What is Merchant Funding?
According to Merchant Advisors, merchant funding is a cash advance paid to you based on your future credit card sales. Merchant funding businesses examine your past sales and will forward you a percentage of those sales. Keep in mind that this is not a loan. There is no money to be paid back. The money you’re getting is a portion of the money you’ll earn in the future

A Wealth of Benefits
Platinum Funding Group reveals a host of unique benefits that merchant funding offers business looking to secure financing.

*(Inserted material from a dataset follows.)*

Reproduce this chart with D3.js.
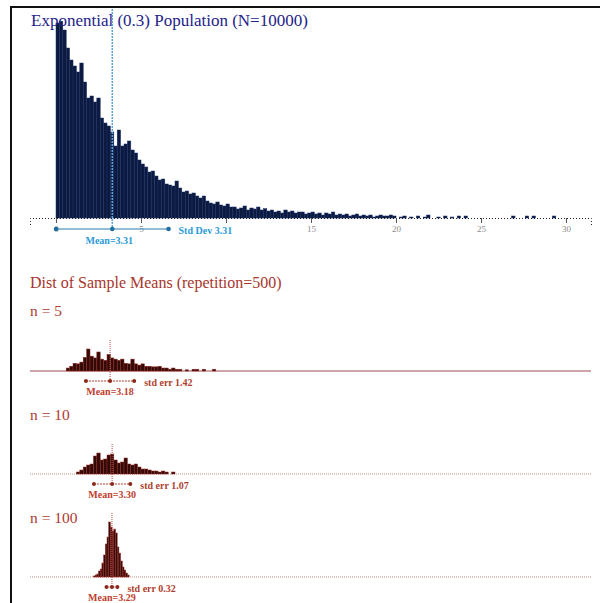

  • Enjoy Discounts. Both volume and early payment discounts
  • Unencumbered Growth. Purchase additional inventory with more working capital
  • Financial Growth. Reduce bad debt and improve credit rating
  • Stress-free Outsourcing. Accounts receivable management, credit checking and collections
  • Immediate Publicity. Increase advertising and marketing efforts
  • Improve Offerings. Such as extended credit term
  • Remain Solid. Keep fixed assets unencumbered
  • Retaining Equity and Ownership. Leave the balance sheet unchanged
  • Unrestricted Operations. Meet increased sales demands restrictions of conventional credit
No Collateral is a Good Thing
Vendorseek discusses the benefits of merchant funding as opposed to a traditional loan. In their example, a business owner that puts his or her house up for collateral is in danger of losing it if they’re unable to meet minimum payments on the loan.